Although I met with God on the skyline drive I am not being called to make it my residence, to build a little lean-to shack and wait for the next grand moment of transfiguration. I must follow the same Christ I served going up the mountain back down into needs of the people waiting below (Mark 9.14-29). Staying there would lead me to the same fate as that dead tree.

To Stay or Go
Why are we as people so prone to stay? What is it that keeps us clinging to the mountaintops or rooted in past experiences, rather than following Jesus further on the journey?

How often do we take root in our pain, digging our heels into the earth of our discomfort. These wounds lead to cynicism which scar our faith and stunt our growth. Our souls become like that dead tree high atop the skyline drive. Why do we stay? Why do we root ourselves to cynical decay? “Cynicism,” Jeannie Allen writes, “is always driven by fear of the future or by anger regarding the past. Either we’re afraid of something that might never occur or we project something that has occurred on all the days that are to come.”

Ultimately, undealt with fear and anger will go with us wherever we go. They will stay where we stay and hitch a ride on our backs into pilgrimage. If we let them, fear and anger will leech on us in the desert and the promised land leading us to either die in the wilderness or be carried into exile.

To Hear and Know
This makes the words of David’s psalm all the more meaningful. In Psalm 143 David is pouring out his soul before the Lord. In his pray he recognizes his shortcomings, his exhaustion and his need. David is crying out to God, as if he were tossing back and forth on a makeshift bed in a dark cave, waiting for the relief of dawn.

David’s prayer in verse 8 is simple and sage: cause me to hear, cause me to know. “Cause me to hear in the morning of your steadfast love, for in you I trust. Cause me to know the way I should go, for to you I lift up my soul.” The Psalmist understood that whether in the valley of the shadow of death or the heights of mount Zion it is the love of God that brings the bright joy of morning after the long nights of despair. Beneath the skyline of God’s matchless love, he seeks God’s love and guidance.

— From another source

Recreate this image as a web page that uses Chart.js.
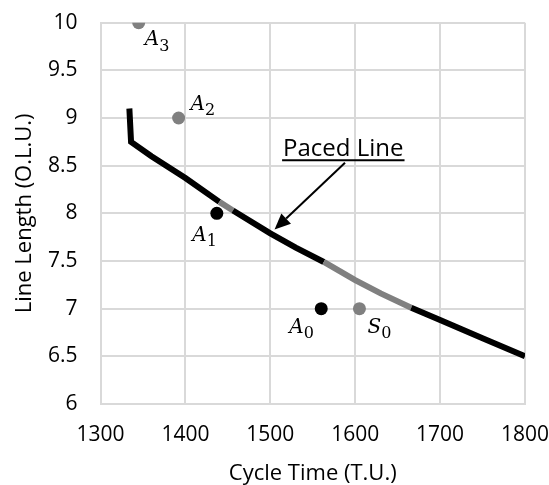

As Elise and I, along with our troop of children, prepare to fly back to Senegal in a few days, we pray this prayer once again. Lord, cause us to hear your love and know your path. We lift our souls and all the concerns that seek to weigh us down before you.

Whether on the Blue Ridge Mountains or the plateau of Dakar, God is leading. Are we following? Jesus is speaking life. Are we listening? His Holy Spirit is moving among us, promising redemption and transformation in exchange for our bitter roots and stubborn decay. Today are we willing to yield our lives to His healing? Are we willing to share that good news with others?